> On Sun 8 Feb, Ulhas Joglekar wrote:
>
> > Why the US doesn't have a strong Left or social-democratic tradition?
>
> Ulhas, does this mean you didn't like the answer I gave you back in
> November? Or was it unclear?
I don't seem to have received your answer. Did you really send it? :)
Sombart's
>famous line was
> that socialism in the United Stated came to grief "on roast beef and apple
> pie" -- i.e., that American workers were paid a lot better than European
> ones, so had less impetus.
I know two traditional answers: a) Open frontier and the ideology built around it. But that was long ago. As far as I know, open frontier ended in 1890s. My question was about the recent period., b) Super profits from imperialist exploitation.

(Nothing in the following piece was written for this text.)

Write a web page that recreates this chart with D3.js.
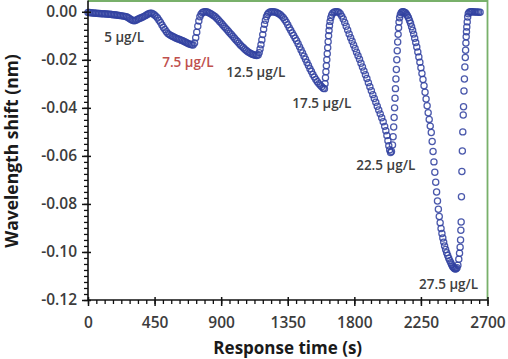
<!DOCTYPE html>
<html><head><meta charset="utf-8">
<script src="https://cdn.jsdelivr.net/npm/d3@7"></script>
<style>body{margin:0;background:#fff}svg{display:block}</style>
</head><body><svg id="c" width="508" height="359"></svg>
<script>
// ---- data (time in s, wavelength shift in nm) ----
const seg5 = [[0,-0.0003],[10,-0.0003],[20,-0.0004],[30,-0.0005],[40,-0.0005],[50,-0.0006],[60,-0.0006],[70,-0.0007],[80,-0.0007],[90,-0.0008],[100,-0.0008],[110,-0.0008],[120,-0.0009],[130,-0.0009],[140,-0.0010],[150,-0.0010],[160,-0.0011],[170,-0.0012],[180,-0.0012],[190,-0.0013],[200,-0.0014],[210,-0.0015],[220,-0.0016],[230,-0.0017],[240,-0.0018],[250,-0.0019],[260,-0.0021],[270,-0.0024],[280,-0.0028],[290,-0.0032],[300,-0.0035],[310,-0.0037],[320,-0.0036],[330,-0.0033],[340,-0.0030],[350,-0.0027],[360,-0.0025],[370,-0.0022],[380,-0.0019],[390,-0.0015],[400,-0.0011],[410,-0.0008],[420,-0.0006]];
const seg7_5 = [[430,-0.0006],[440,-0.0009],[450,-0.0013],[460,-0.0019],[470,-0.0026],[480,-0.0035],[490,-0.0044],[500,-0.0055],[510,-0.0065],[520,-0.0074],[530,-0.0083],[540,-0.0090],[550,-0.0095],[560,-0.0099],[570,-0.0102],[580,-0.0105],[590,-0.0108],[600,-0.0111],[610,-0.0113],[620,-0.0115],[630,-0.0118],[640,-0.0121],[650,-0.0124],[660,-0.0127],[670,-0.0130],[680,-0.0133],[690,-0.0135],[700,-0.0137],[710,-0.0138],[720,-0.0130],[728,-0.0108],[735,-0.0085],[742,-0.0060],[749,-0.0038],[756,-0.0021],[764,-0.0010],[772,-0.0004],[780,-0.0001],[790,0.0000],[800,0.0000],[810,-0.0002],[820,-0.0005]];
const seg12_5 = [[830,-0.0008],[840,-0.0012],[850,-0.0016],[860,-0.0021],[870,-0.0027],[880,-0.0033],[890,-0.0040],[900,-0.0047],[910,-0.0054],[920,-0.0061],[930,-0.0068],[940,-0.0075],[950,-0.0082],[960,-0.0089],[970,-0.0096],[980,-0.0103],[990,-0.0110],[1000,-0.0117],[1010,-0.0124],[1020,-0.0131],[1030,-0.0138],[1040,-0.0144],[1050,-0.0150],[1060,-0.0156],[1070,-0.0161],[1080,-0.0166],[1090,-0.0170],[1100,-0.0174],[1110,-0.0177],[1120,-0.0179],[1130,-0.0181],[1140,-0.0182],[1150,-0.0180],[1157,-0.0170],[1163,-0.0155],[1169,-0.0137],[1175,-0.0117],[1181,-0.0095],[1187,-0.0073],[1193,-0.0052],[1199,-0.0035],[1206,-0.0021],[1213,-0.0011],[1220,-0.0005],[1230,-0.0001],[1240,0.0000],[1250,0.0000],[1260,-0.0001],[1270,-0.0002]];
const seg17_5 = [[1280,-0.0005],[1290,-0.0008],[1300,-0.0012],[1310,-0.0018],[1320,-0.0025],[1330,-0.0033],[1340,-0.0043],[1350,-0.0054],[1360,-0.0066],[1370,-0.0077],[1380,-0.0088],[1390,-0.0099],[1400,-0.0110],[1410,-0.0121],[1420,-0.0133],[1430,-0.0146],[1440,-0.0159],[1450,-0.0172],[1460,-0.0185],[1470,-0.0198],[1480,-0.0211],[1490,-0.0224],[1500,-0.0237],[1510,-0.0249],[1520,-0.0261],[1530,-0.0272],[1540,-0.0282],[1550,-0.0291],[1560,-0.0299],[1570,-0.0306],[1580,-0.0312],[1590,-0.0318],[1598,-0.0320],[1602,-0.0300],[1605,-0.0275],[1608,-0.0250],[1611,-0.0225],[1614,-0.0200],[1617,-0.0175],[1620,-0.0150],[1623,-0.0125],[1626,-0.0100],[1629,-0.0078],[1632,-0.0058],[1636,-0.0040],[1641,-0.0025],[1647,-0.0013],[1655,-0.0005],[1665,-0.0001],[1675,0.0000],[1685,0.0000],[1695,-0.0002]];
const seg22_5 = [[1705,-0.0008],[1715,-0.0018],[1725,-0.0030],[1735,-0.0045],[1745,-0.0060],[1755,-0.0076],[1765,-0.0092],[1775,-0.0108],[1785,-0.0123],[1795,-0.0138],[1805,-0.0153],[1815,-0.0168],[1825,-0.0183],[1835,-0.0198],[1845,-0.0214],[1855,-0.0230],[1865,-0.0246],[1875,-0.0262],[1885,-0.0278],[1895,-0.0295],[1905,-0.0312],[1915,-0.0329],[1925,-0.0345],[1935,-0.0361],[1945,-0.0377],[1955,-0.0393],[1965,-0.0409],[1975,-0.0425],[1985,-0.0441],[1995,-0.0458],[2005,-0.0477],[2013,-0.0495],[2020,-0.0515],[2027,-0.0537],[2033,-0.0558],[2039,-0.0575],[2045,-0.0586],[2051,-0.0582],[2058,-0.0555],[2062,-0.0520],[2066,-0.0480],[2069,-0.0440],[2072,-0.0400],[2075,-0.0360],[2078,-0.0320],[2081,-0.0280],[2084,-0.0240],[2087,-0.0200],[2090,-0.0162],[2093,-0.0126],[2096,-0.0094],[2099,-0.0066],[2102,-0.0043],[2106,-0.0025],[2111,-0.0012],[2117,-0.0004],[2124,0.0000],[2131,0.0000],[2138,-0.0002]];
const seg27_5 = [[2145,-0.0004],[2152,-0.0009],[2159,-0.0016],[2166,-0.0025],[2173,-0.0036],[2180,-0.0048],[2187,-0.0062],[2194,-0.0077],[2201,-0.0093],[2208,-0.0110],[2215,-0.0128],[2222,-0.0147],[2229,-0.0167],[2236,-0.0188],[2243,-0.0210],[2250,-0.0233],[2257,-0.0257],[2264,-0.0282],[2271,-0.0308],[2278,-0.0335],[2285,-0.0363],[2292,-0.0391],[2299,-0.0420],[2306,-0.0448],[2313,-0.0476],[2320,-0.0503],[2326,-0.0540],[2332,-0.0582],[2338,-0.0625],[2344,-0.0668],[2350,-0.0710],[2356,-0.0750],[2362,-0.0788],[2368,-0.0822],[2374,-0.0852],[2380,-0.0878],[2386,-0.0902],[2392,-0.0923],[2398,-0.0942],[2404,-0.0959],[2410,-0.0975],[2417,-0.0990],[2424,-0.1003],[2431,-0.1015],[2438,-0.1026],[2445,-0.1036],[2452,-0.1045],[2458,-0.1053],[2464,-0.1060],[2470,-0.1065],[2476,-0.1069],[2482,-0.1071],[2488,-0.1070],[2494,-0.1066],[2500,-0.1055],[2506,-0.1030],[2511,-0.1005],[2515,-0.0980],[2518,-0.0950],[2520,-0.0910],[2522,-0.0875],[2524,-0.0770],[2527,-0.0665],[2530,-0.0580],[2533,-0.0500],[2536,-0.0430],[2538,-0.0395],[2541,-0.0330],[2544,-0.0280],[2547,-0.0230],[2550,-0.0190],[2552,-0.0160],[2554,-0.0130],[2556,-0.0104],[2558,-0.0083],[2560,-0.0063],[2563,-0.0042],[2566,-0.0022],[2570,-0.0008],[2576,-0.0002],[2584,0.0000],[2592,0.0000],[2600,0.0000],[2610,-0.0001],[2620,-0.0001],[2630,-0.0001],[2640,-0.0002],[2650,-0.0002]];

const concLabels = ["5 µg/L","7.5 µg/L","12.5 µg/L","17.5 µg/L","22.5 µg/L","27.5 µg/L"];
const labelTime  = [245, 675, 1134, 1580, 2012, 2437];
const labelShift = [-0.0124, -0.0228, -0.0270, -0.0399, -0.0657, -0.1153];

const xTicks = [0,450,900,1350,1800,2250,2700];
const xTickLabels = ["0","450","900","1350","1800","2250","2700"];
const yTicks = [0,-0.02,-0.04,-0.06,-0.08,-0.10,-0.12];
const yTickLabels = ["0.00","-0.02","-0.04","-0.06","-0.08","-0.10","-0.12"];
const xTitle = "Response time (s)";
const yTitle = "Wavelength shift (nm)";

// ---- chart ----
const svg = d3.select("#c");
const L = 88, R = 487.5, T = 0.5, B = 300;
const x = d3.scaleLinear().domain([0, 2700]).range([L, R]);
const y = d3.scaleLinear().domain([-0.12, 0.0047]).range([B, T]);
const font = "'Open Sans', sans-serif";

// green frame (top & right)
svg.append("path").attr("d", `M${L},${T+0.5}H${R}V${B}`)
  .attr("fill","none").attr("stroke","#78b06a").attr("stroke-width",1.8);

// points
const all = [].concat(seg5, seg7_5, seg12_5, seg17_5, seg22_5, seg27_5);
svg.append("g").selectAll("circle").data(all).join("circle")
  .attr("cx", d => x(d[0])).attr("cy", d => y(d[1])).attr("r", 3.1)
  .attr("fill","none").attr("stroke","#3242a0").attr("stroke-width",1.25).attr("stroke-opacity",0.88);

// minor ticks
svg.append("g").attr("transform",`translate(0,${B})`)
  .call(d3.axisBottom(x).tickValues(d3.range(0, 2700.01, 56.25)).tickSize(4).tickFormat(""))
  .call(g => g.select(".domain").remove())
  .call(g => g.selectAll("line").attr("stroke","#111").attr("stroke-width",1.3));
svg.append("g").attr("transform",`translate(${L},0)`)
  .call(d3.axisLeft(y).tickValues(d3.range(-0.12, 0.0001, 0.0025)).tickSize(4).tickFormat(""))
  .call(g => g.select(".domain").remove())
  .call(g => g.selectAll("line").attr("stroke","#111").attr("stroke-width",1.3));

// major axes
const xa = svg.append("g").attr("transform",`translate(0,${B})`)
  .call(d3.axisBottom(x).tickValues(xTicks).tickSize(6).tickSizeOuter(0).tickPadding(11)
    .tickFormat((d,i) => xTickLabels[i]));
xa.selectAll(".tick line").attr("y1",-3);
const ya = svg.append("g").attr("transform",`translate(${L},0)`)
  .call(d3.axisLeft(y).tickValues(yTicks).tickSize(6).tickSizeOuter(0).tickPadding(5)
    .tickFormat((d,i) => yTickLabels[i]));
ya.selectAll(".tick line").attr("x1",3);
[xa, ya].forEach(g => {
  g.select(".domain").attr("stroke","#111").attr("stroke-width",1.6);
  g.selectAll(".tick line").attr("stroke","#111").attr("stroke-width",1.5);
  g.selectAll("text").attr("font-family",font).attr("font-size",15.5)
    .attr("font-weight",600).attr("fill","#3c3c3c");
});
ya.select(".domain").attr("d", `M0,${B}V${T}`);
xa.select(".domain").attr("d", `M${L},0H${R}`);

// titles
svg.append("text").attr("x",(L+R)/2).attr("y",354).attr("text-anchor","middle")
  .attr("font-family",font).attr("font-size",17).attr("font-weight",700).attr("fill","#1a1a1a")
  .text(xTitle);
svg.append("text").attr("transform",`translate(17.5,151) rotate(-90)`).attr("text-anchor","middle")
  .attr("font-family",font).attr("font-size",17.5).attr("font-weight",700).attr("fill","#1a1a1a")
  .text(yTitle);

// concentration labels
svg.append("g").selectAll("text").data(concLabels).join("text")
  .attr("x",(d,i) => x(labelTime[i])).attr("y",(d,i) => y(labelShift[i]))
  .attr("text-anchor","middle").attr("font-family",font).attr("font-size",13.5).attr("font-weight",600)
  .attr("fill",(d,i) => i === 1 ? "#c0504d" : "#404040")
  .text(d => d);
</script></body></html>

As for the argument that "American workers were paid a lot better than European ones", one could say the same for Sweden. High wages didn't prevent a strong social democratic politics. (if Lenin is to be believed, labour aristocracy is precisely the basis for social democracy !)
> In addition, everyone also cites race and ethnicity. Under that we
> include the two great political compromises over blacks that marked both
> the constitution and post-reconstruction [Footnote 1], and the ethnic
> divisions that marked an immigrant nation.
My question is about the recent period. Do race and ethnicity remain important tools of bourgeois hegemony even today?